Oil climbed for the first time in six days in New York, ending the longest losing streak since May as Nikkei reported the Bank of Japan will add to its stimulus policies and reports signaled U.S. economic growth.
Futures gained as much as 1.2 percent after the newspaper said Japan’s central bank will consider increasing its asset-purchase program by 10 trillion yen ($125 billion) to 90 trillion yen at an Oct. 30 meeting.
Fewer Americans filed first-time applications for jobless benefits last week and durable goods orders rose in August, government reports showed.
“The rally began with the Nikkei report that the Bank of Japan may be boosting stimulus,” said Addison Armstrong, director of market research at Tradition Energy in Stamford, Connecticut. “The market definitely looked over-extended to the downside after falling for five days.”

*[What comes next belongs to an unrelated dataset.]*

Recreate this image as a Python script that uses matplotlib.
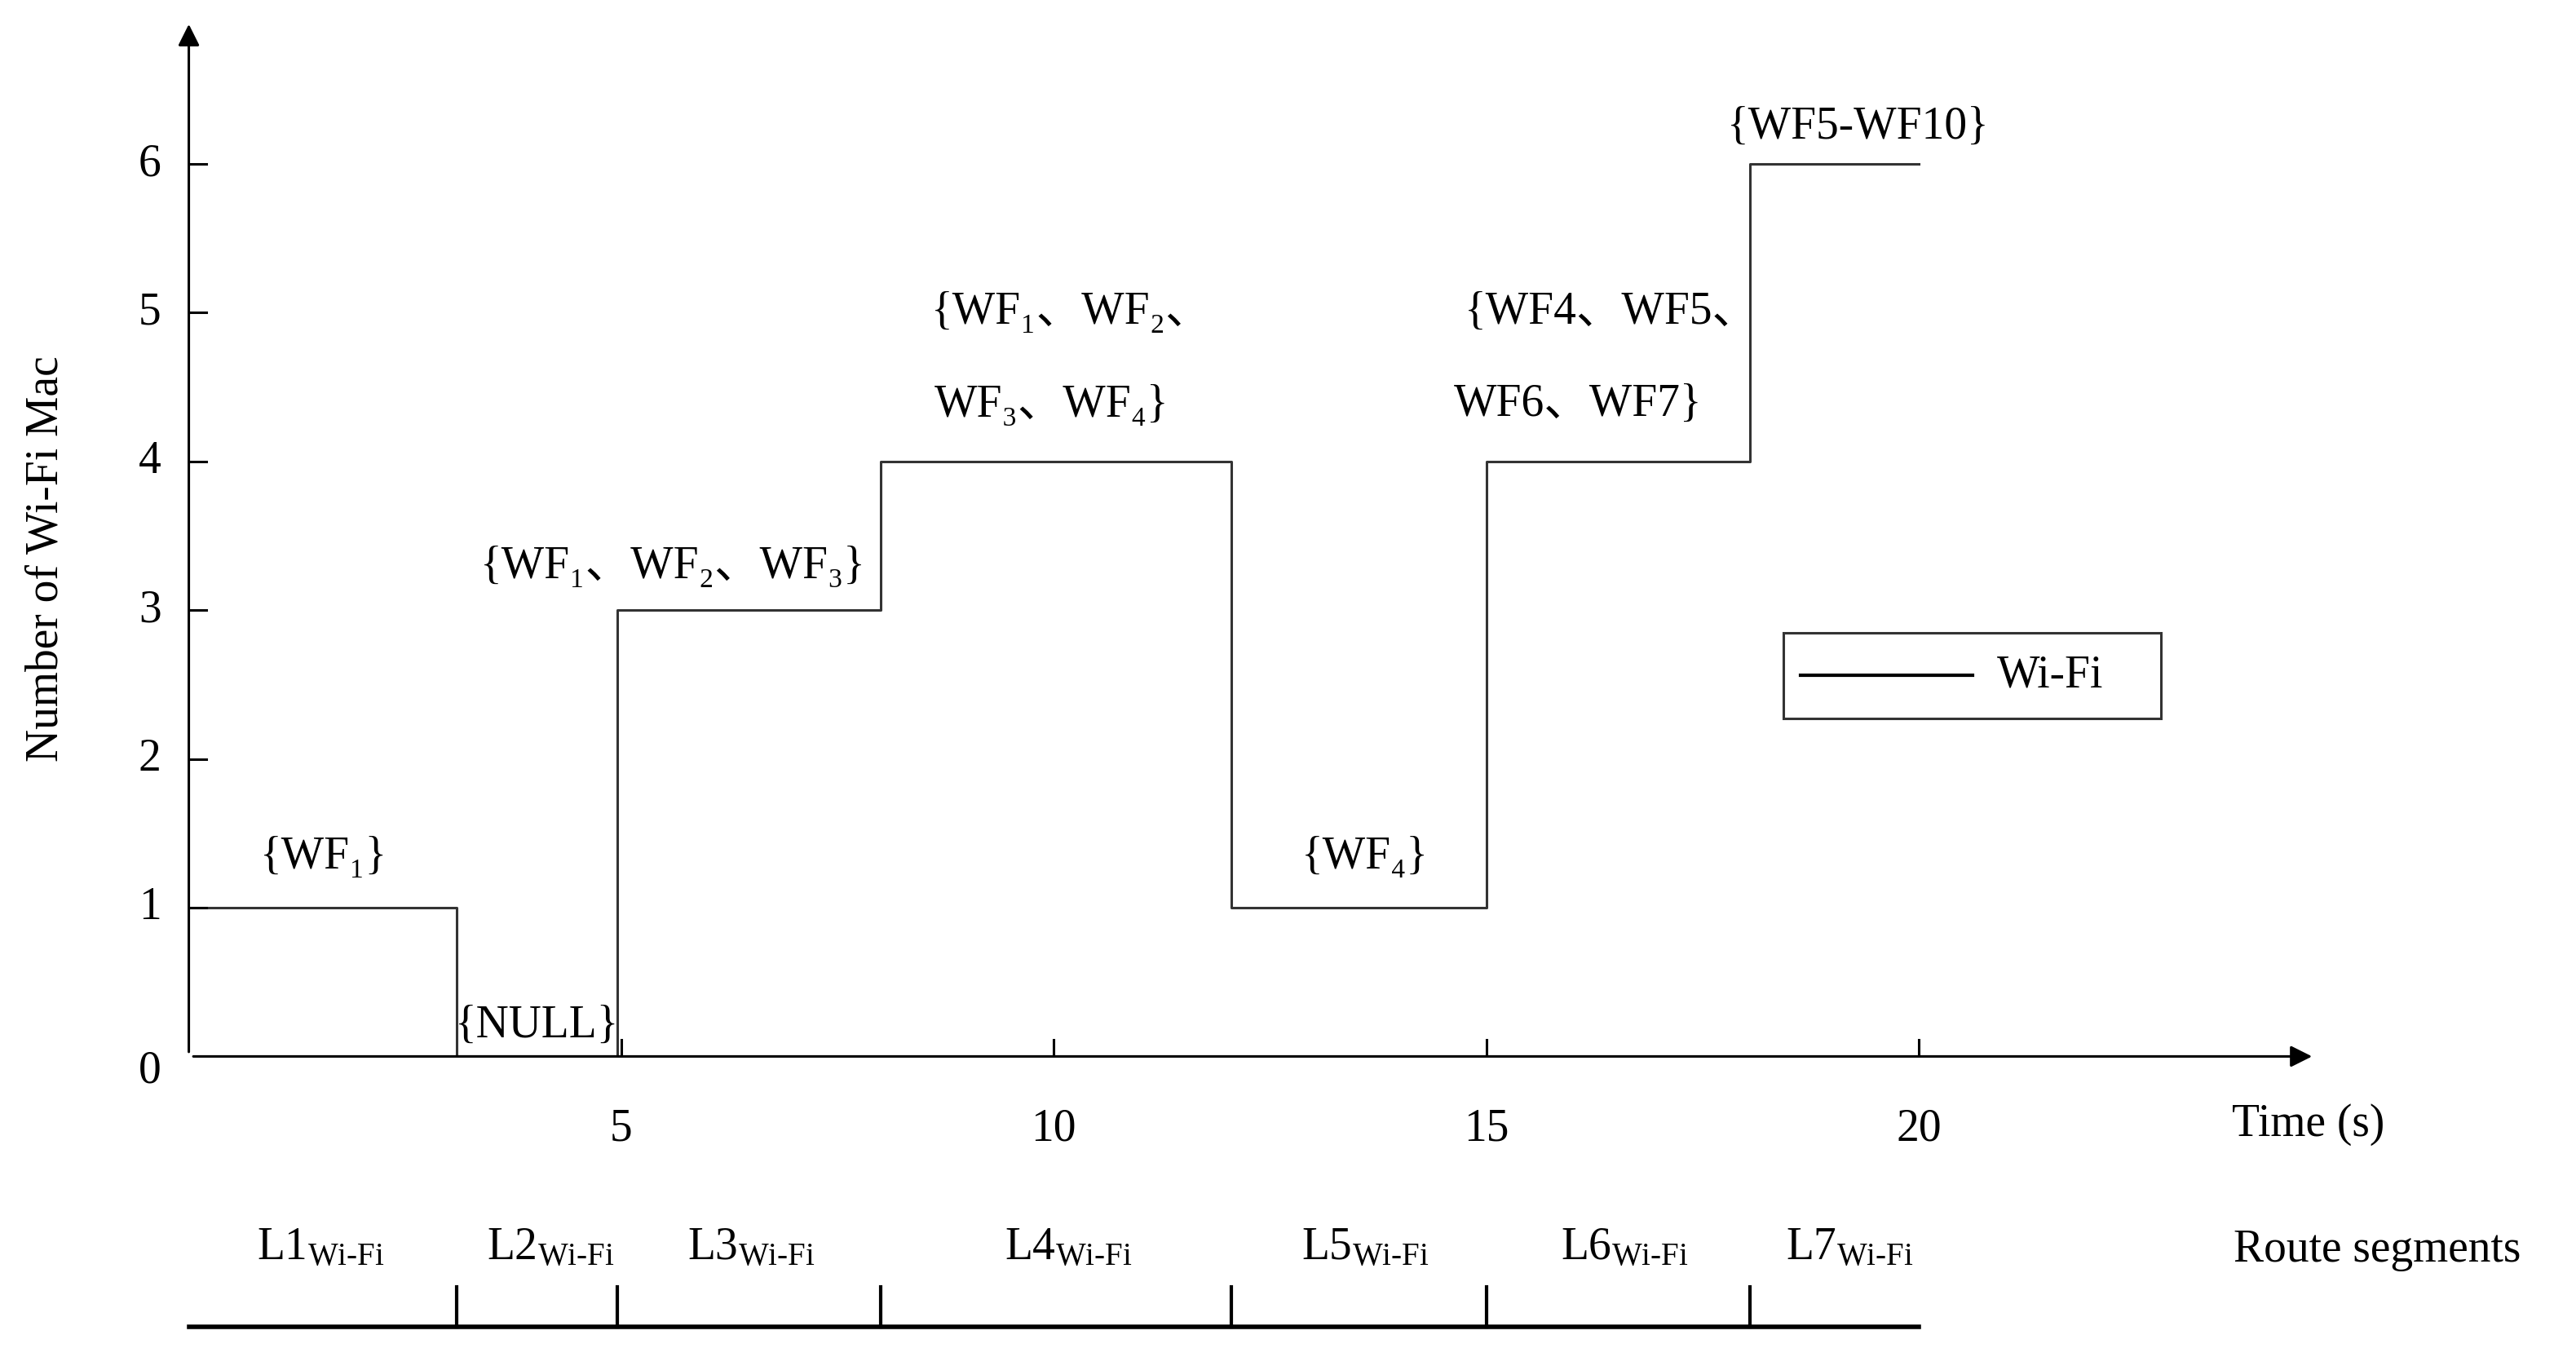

Crude oil for December delivery rose 60 cents, or 0.7 percent, to $86.33 a barrel at 9:18 a.m. on the New York Mercantile Exchange. The contract settled at $85.73 Wednesday, the lowest since July 10. Prices are down 13 percent this year.
Brent oil for December settlement increased $1.10, or 1 percent, to $108.95 a barrel on the London-based ICE Futures Europe exchange. The contract declined for a seventh day Wednesday, the longest losing streak since July 2010. The European benchmark crude was at a premium of $22.62 to West Texas Intermediate oil traded in New York, up from $22.12 a day earlier.
Japan’s Economy Minister Seiji Maehara, who has been calling for more action from the central bank, said earlier this week that he may attend the meeting. He was present at the central bank’s previous gathering, the first minister to do so for more than nine years.
The U.S. Federal Reserve Wednesday said it would maintain stimulus after last month committing to a third round of bond buying to support the economy.
U.S. jobless claims decreased by 23,000 to 369,000 in the week ended Oct. 20 from a revised 392,000 the prior period, the Labor Department reported Thursday in Washington. The median forecast of 48 economists surveyed by Bloomberg called for a drop in claims to 370,000.
Demand for U.S. durable goods climbed 9.9 percent last month, a Commerce Department report showed Thursday in Washington. The median forecast of 77 economists surveyed by Bloomberg called for a 7.5 percent gain in orders.
Oil is rebounding in New York after Wednesday’s drop sent the relative strength index to the lowest level since June 28. Crude climbed from a nine-month low in June when the RSI slid below 30, signaling overselling.